Cependant, comment pouvons-nous savoir si les hidouchim sont fondés ? Comment pouvons-nous être sûrs que tous les commentaires et les hidouchim sont effectivement contenus dans la Thora ? Nos sages disent à ce sujet :
“Si écouter vous écoutez…” [Deutéronome 11, 13, deuxième § du Chéma Israël] – si tu écoutes l’ancien, tu entendras le nouveau. [Rachi sur place ; Souka 46b]

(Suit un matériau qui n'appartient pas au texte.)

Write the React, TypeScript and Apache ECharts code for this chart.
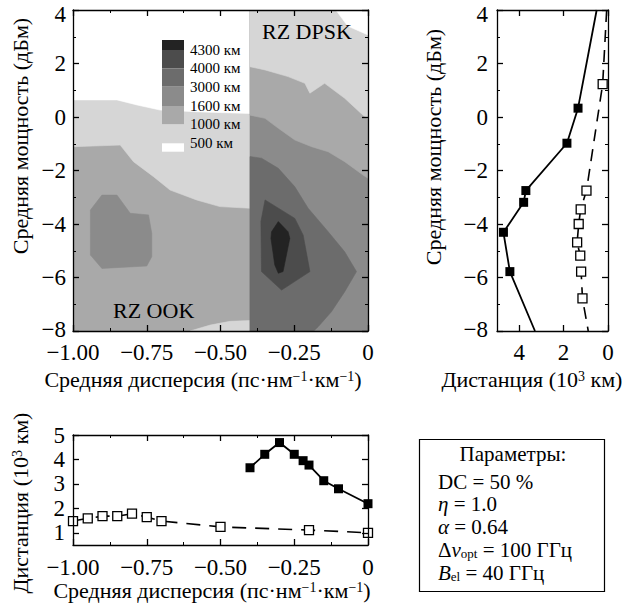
import React, { useEffect, useRef } from "react";
import * as echarts from "echarts";

const FONT = '"Liberation Serif", "Times New Roman", serif';

// ---- Contour levels (km) and fills ----
const levelLabels = ["4300 км", "4000 км", "3000 км", "1600 км", "1000 км", "500 км"];
// level index: 0 <500, 1 500-1000, 2 1000-1600, 3 1600-3000, 4 3000-4000, 5 4000-4300, 6 >4300
const levelColors = ["#ffffff", "#d6d6d6", "#a9a9a9", "#8b8b8b", "#6c6c6c", "#4c4c4c", "#232323"];

// ---- Contour regions, data coords [dispersion, power] ----
const ookBase = [[-1, 4], [-1, -8], [-0.4, -8], [-0.4, 4]];
const ookLight = [[-1, 4], [-1, -1.11], [-0.84, -1.05], [-0.795, -1.67], [-0.727, -2.23], [-0.671, -2.73], [-0.581, -3.1], [-0.502, -3.35], [-0.4, -3.41], [-0.4, 4]];
const ookWhite = [[-1, 4], [-1, 0.64], [-0.851, 0.64], [-0.783, 0.45], [-0.705, 0.26], [-0.569, 0.19], [-0.4, 0.13], [-0.4, 4]];
const ookBottom = [[-0.603, -8], [-0.535, -7.78], [-0.468, -7.64], [-0.4, -7.61], [-0.4, -8]];
const ookBlob = [[-0.902, -2.92], [-0.851, -2.92], [-0.806, -3.6], [-0.744, -3.66], [-0.733, -4.35], [-0.733, -5.22], [-0.75, -5.57], [-0.902, -5.66], [-0.941, -5.16], [-0.941, -3.48]];
const dpskBase = [[-0.4, 4], [-0.4, -8], [0, -8], [0, 4]];
const dpsk1000 = [[-0.4, 4], [-0.4, 0.07], [-0.349, -0.05], [-0.304, -0.42], [-0.248, -0.86], [-0.191, -1.11], [-0.135, -1.3], [-0.079, -1.67], [-0.017, -2.17], [0, -2.29], [0, 4]];
const dpskLight = [[-0.4, 4], [-0.4, 1.88], [-0.349, 1.76], [-0.271, 1.51], [-0.214, 1.26], [-0.197, 0.89], [-0.147, 1.26], [-0.079, 0.7], [-0.017, 0.07], [0, -0.05], [0, 4]];
const dpskWhite = [[-0.109, 4], [-0.069, 3.4], [0, 3.07], [0, 4]];
const dpsk3000 = [[-0.4, -1.48], [-0.361, -1.54], [-0.304, -1.92], [-0.248, -2.61], [-0.203, -3.41], [-0.135, -4.29], [-0.079, -5.04], [-0.039, -5.78], [-0.079, -6.53], [-0.124, -7.28], [-0.169, -7.84], [-0.184, -8], [-0.4, -8]];
const dpsk4000 = [[-0.349, -3.1], [-0.248, -3.79], [-0.22, -4.41], [-0.197, -5.78], [-0.293, -6.47], [-0.361, -5.78], [-0.363, -3.91]];
const dpsk4300 = [[-0.304, -3.91], [-0.271, -4.29], [-0.265, -4.53], [-0.288, -5.78], [-0.304, -5.84], [-0.316, -5.53], [-0.329, -4.53], [-0.327, -4.29]];

const regions = [
  { pts: ookBase, level: 2 },
  { pts: ookLight, level: 1 },
  { pts: ookWhite, level: 0 },
  { pts: ookBottom, level: 1 },
  { pts: ookBlob, level: 3 },
  { pts: dpskBase, level: 3 },
  { pts: dpsk1000, level: 2 },
  { pts: dpskLight, level: 1 },
  { pts: dpskWhite, level: 0 },
  { pts: dpsk3000, level: 4 },
  { pts: dpsk4000, level: 5 },
  { pts: dpsk4300, level: 6 },
];

// ---- Right panel: distance (10^3 km) vs power (dBm) ----
const rightDistFilled = [0.51, 1.35, 1.85, 3.7, 3.8, 4.71, 4.42, 3.29];
const rightPowerFilled = [4, 0.33, -0.98, -2.75, -3.19, -4.31, -5.78, -8];
const rightDistOpen = [0.06, 0.24, 0.97, 1.23, 1.32, 1.39, 1.25, 1.21, 1.15, 0.89];
const rightPowerOpen = [4, 1.23, -2.75, -3.45, -4.0, -4.69, -5.18, -5.78, -6.78, -8];

// ---- Bottom panel: distance vs dispersion ----
const bottomDispFilled = [-0.4, -0.35, -0.3, -0.25, -0.22, -0.2, -0.15, -0.1, 0];
const bottomDistFilled = [3.66, 4.21, 4.69, 4.21, 3.95, 3.77, 3.13, 2.8, 2.19];
const bottomDispOpen = [-1, -0.95, -0.9, -0.85, -0.8, -0.75, -0.7, -0.5, -0.2, 0];
const bottomDistOpen = [1.48, 1.59, 1.68, 1.68, 1.78, 1.64, 1.48, 1.24, 1.11, 1.0];

const rightDistTicks = [0, 2, 4];
const bottomDistTicks = [1, 2, 3, 4, 5];

const fmtDisp = (v: number) => (v === 0 ? "0" : v.toFixed(2).replace("-", "\u2212"));
const fmtInt = (v: number) => (v === 0 ? "0" : String(v).replace("-", "\u2212"));
const fmtPower = (v: number) =>
  v === 4 ? "{t|4}" : v === -8 ? "{b|" + fmtInt(v) + "}" : fmtInt(v);

const lineCol = "#000";
const labelStyle = { color: "#000", fontSize: 23, lineHeight: 18, fontFamily: FONT };

function axis(extra: any, showLabel: boolean, minor: boolean) {
  return {
    type: "value",
    z: 5,
    splitLine: { show: false },
    axisLine: { show: true, onZero: false, lineStyle: { color: lineCol, width: 1.3 } },
    axisTick: { show: true, inside: true, length: 6, lineStyle: { color: lineCol, width: 1.3 } },
    minorTick: { show: minor, splitNumber: 2, length: 3, lineStyle: { color: lineCol, width: 1 } },
    minorSplitLine: { show: false },
    ...extra,
    axisLabel: { show: showLabel, ...labelStyle, ...(extra.axisLabel || {}) },
  };
}

const edgeLabelRich = {
  t: { fontSize: 23, fontFamily: FONT, color: "#000", lineHeight: 18, padding: [8, 0, 0, 0] },
  b: { fontSize: 23, fontFamily: FONT, color: "#000", lineHeight: 18, padding: [0, 0, 4, 0] },
};

const supRich = {
  sup: { fontSize: 14, fontFamily: FONT, fill: "#000", lineHeight: 12, verticalAlign: "top" },
  sub: { fontSize: 13, fontFamily: FONT, fill: "#000", lineHeight: 10, verticalAlign: "bottom" },
  i: { fontSize: 21, fontFamily: FONT, fontStyle: "italic", fill: "#000", lineHeight: 20 },
};

function txt(x: number, y: number, text: string, opts: any = {}) {
  return {
    type: "text",
    x,
    y,
    z: 100,
    rotation: opts.rotation || 0,
    style: {
      text,
      fontSize: opts.fontSize || 22,
      lineHeight: opts.lineHeight || 20,
      fontFamily: FONT,
      fill: "#000",
      align: opts.align || "center",
      verticalAlign: "middle",
      rich: supRich,
    },
  };
}

export default function App() {
  const ref = useRef<HTMLDivElement>(null);
  useEffect(() => {
    const chart = echarts.init(ref.current!, null, { renderer: "svg" });

    const legendEdges = [40, 50, 68.3, 86.7, 106, 124.3, 143.3, 151.7];
    const legendLevels = [6, 5, 4, 3, 2, 1, 0];
    const graphics: any[] = [];
    legendLevels.forEach((lv, i) => {
      graphics.push({
        type: "rect",
        z: 100,
        shape: { x: 162, y: legendEdges[i], width: 22, height: legendEdges[i + 1] - legendEdges[i] },
        style: { fill: levelColors[lv] },
      });
    });
    levelLabels.forEach((lab, i) => {
      graphics.push(txt(190, legendEdges[i + 1], lab, { align: "left", fontSize: 15, lineHeight: 15 }));
    });
    graphics.push(txt(262, 31, "RZ DPSK", { align: "left" }));
    graphics.push(txt(113, 310, "RZ OOK", { align: "left" }));
    // axis names
    graphics.push(txt(203, 379, "Средняя дисперсия (пс·нм{sup|\u22121}·км{sup|\u22121})"));
    graphics.push(txt(212, 590, "Средняя дисперсия (пс·нм{sup|\u22121}·км{sup|\u22121})"));
    graphics.push(txt(20, 136, "Средняя мощность (дБм)", { rotation: Math.PI / 2 }));
    graphics.push(txt(433, 147, "Средняя мощность (дБм)", { rotation: Math.PI / 2 }));
    graphics.push(txt(532, 379, "Дистанция (10{sup|3} км)"));
    graphics.push(txt(20, 503, "Дистанция (10{sup|3} км)", { rotation: Math.PI / 2 }));
    // parameter box
    graphics.push({
      type: "rect",
      z: 100,
      shape: { x: 419.5, y: 439.5, width: 185, height: 152 },
      style: { fill: "#fff", stroke: "#000", lineWidth: 1.2 },
    });
    const pOpts = { align: "left", fontSize: 21, lineHeight: 20 };
    graphics.push(txt(513, 454, "Параметры:", { fontSize: 21, lineHeight: 20 }));
    graphics.push(txt(438, 482, "DC = 50 %", pOpts));
    graphics.push(txt(438, 504, "{i|η} = 1.0", pOpts));
    graphics.push(txt(438, 527, "{i|α} = 0.64", pOpts));
    graphics.push(txt(438, 550, "Δ{i|ν}{sub|opt} = 100 ГГц", pOpts));
    graphics.push(txt(438, 573, "{i|B}{sub|el} = 40 ГГц", pOpts));

    const option: any = {
      animation: false,
      backgroundColor: "#fff",
      grid: [
        { left: 73, top: 10, width: 295, height: 321, outerBoundsMode: "none", containLabel: false },
        { left: 497, top: 10, width: 111, height: 321, outerBoundsMode: "none", containLabel: false },
        { left: 73, top: 435, width: 295, height: 110, outerBoundsMode: "none", containLabel: false },
      ],
      xAxis: [
        axis({ gridIndex: 0, min: -1, max: 0, interval: 0.25, position: "bottom", axisLabel: { margin: 12, formatter: fmtDisp } }, true, true),
        axis({ gridIndex: 0, min: -1, max: 0, interval: 0.25, position: "top" }, false, true),
        axis({ gridIndex: 1, min: 0, max: 5, inverse: true, position: "bottom", axisLabel: { margin: 12, formatter: fmtInt, customValues: rightDistTicks }, axisTick: { show: true, inside: true, length: 6, customValues: rightDistTicks, lineStyle: { color: lineCol, width: 1.3 } } }, true, false),
        axis({ gridIndex: 1, min: 0, max: 5, inverse: true, position: "top", axisTick: { show: true, inside: true, length: 6, customValues: rightDistTicks, lineStyle: { color: lineCol, width: 1.3 } } }, false, false),
        axis({ gridIndex: 2, min: -1, max: 0, interval: 0.25, position: "bottom", axisLabel: { margin: 13, formatter: fmtDisp } }, true, true),
        axis({ gridIndex: 2, min: -1, max: 0, interval: 0.25, position: "top" }, false, true),
      ],
      yAxis: [
        axis({ gridIndex: 0, min: -8, max: 4, interval: 2, position: "left", axisLabel: { margin: 7, formatter: fmtPower, rich: edgeLabelRich } }, true, true),
        axis({ gridIndex: 0, min: -8, max: 4, interval: 2, position: "right" }, false, true),
        axis({ gridIndex: 1, min: -8, max: 4, interval: 2, position: "left", axisLabel: { margin: 9, formatter: fmtPower, rich: edgeLabelRich } }, true, true),
        axis({ gridIndex: 1, min: -8, max: 4, interval: 2, position: "right" }, false, true),
        axis({ gridIndex: 2, min: 0.5, max: 5, position: "left", axisLabel: { margin: 8, formatter: fmtInt, customValues: bottomDistTicks }, axisTick: { show: true, inside: true, length: 6, customValues: bottomDistTicks, lineStyle: { color: lineCol, width: 1.3 } } }, true, false),
        axis({ gridIndex: 2, min: 0.5, max: 5, position: "right", axisTick: { show: true, inside: true, length: 6, customValues: bottomDistTicks, lineStyle: { color: lineCol, width: 1.3 } } }, false, false),
      ],
      graphic: graphics,
      series: [
        {
          type: "custom",
          xAxisIndex: 0,
          yAxisIndex: 0,
          silent: true,
          clip: true,
          z: 1,
          encode: { x: 0, y: 1 },
          data: regions.map((r) => r.pts[0]),
          renderItem: (params: any, api: any) => {
            const reg = regions[params.dataIndex];
            const pts = reg.pts.map((p) => api.coord(p));
            const col = levelColors[reg.level];
            return {
              type: "polygon",
              shape: { points: pts },
              style: { fill: col, stroke: col, lineWidth: 0.6 },
            };
          },
        },
        {
          type: "line",
          xAxisIndex: 2,
          yAxisIndex: 2,
          clip: false,
          z: 3,
          symbol: "rect",
          symbolSize: 9,
          lineStyle: { color: "#000", width: 1.8 },
          itemStyle: { color: "#000" },
          data: rightDistFilled.map((d, i) => ({
            value: [d, rightPowerFilled[i]],
            symbol: i === 0 || i === rightDistFilled.length - 1 ? "none" : "rect",
          })),
        },
        {
          type: "line",
          xAxisIndex: 2,
          yAxisIndex: 2,
          clip: false,
          z: 3,
          symbol: "rect",
          symbolSize: 9,
          lineStyle: { color: "#000", width: 1.6, type: [12, 8] },
          itemStyle: { color: "#fff", borderColor: "#000", borderWidth: 1.3 },
          data: rightDistOpen.map((d, i) => ({
            value: [d, rightPowerOpen[i]],
            symbol: i === 0 || i === rightDistOpen.length - 1 ? "none" : "rect",
          })),
        },
        {
          type: "line",
          xAxisIndex: 4,
          yAxisIndex: 4,
          clip: false,
          z: 3,
          symbol: "rect",
          symbolSize: 9,
          lineStyle: { color: "#000", width: 1.8 },
          itemStyle: { color: "#000" },
          data: bottomDispFilled.map((x, i) => [x, bottomDistFilled[i]]),
        },
        {
          type: "line",
          xAxisIndex: 4,
          yAxisIndex: 4,
          clip: false,
          z: 3,
          symbol: "rect",
          symbolSize: 9,
          lineStyle: { color: "#000", width: 1.6, type: [14, 9] },
          itemStyle: { color: "#fff", borderColor: "#000", borderWidth: 1.3 },
          data: bottomDispOpen.map((x, i) => [x, bottomDistOpen[i]]),
        },
      ],
    };
    chart.setOption(option);
    return () => chart.dispose();
  }, []);
  return (
    <div
      ref={ref}
      style={{ position: "absolute", left: 0, top: 0, width: 626, height: 607, background: "#fff" }}
    />
  );
}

Prenons le cas d’un Talmid Hakham qui toute sa vie étudie avec ferveur et dévouement “l’ancien” (c’est-à-dire la Thora transmise par tradition), qui s’efforce de l’approfondir et de la comprendre avec la foi absolue que toute la Thora que nous avons vient des Cieux, qui se remplit de Thora et devient lui-même ‘ancien’ (c’est-à-dire imprégné de la tradition); quand un tel homme dit une parole innovante, il est clair pour nous que son ‘nouveau’ est en continuité avec ‘l’ancien’, avec la Thora de Moché venue du Sinaï. Mais si quelqu’un ne s’inscrit pas dans ce profil, ce qu’il dit ne peut pas être considéré comme de la Thora. Ce n’est pas toute idée nouvelle qui est Thora, ce n’est pas toute chose nouvelle qui se sanctifie [voir Maamaré Haréaïa, ‘Hahadach bemedina ouvemikdach’, pp.181-182]. Il ne faut pas rendre cachère toute opinion sous prétexte d’ouverture.
Un homme fait pousser ses idées selon ce qui est implanté dans son cœur, tout comme lorsqu’on a planté un poirier il ne pousse que des poires et pas des pommes. C’est pourquoi, si un homme est enraciné dans la culture étrangère, ses paroles ne sont pas de la Thora. Si au contraire s’applique à lui la formule : “Et il a planté en nous la vie éternelle” [Bénédictions de la Thora], alors la Thora fleurit dans son jardin.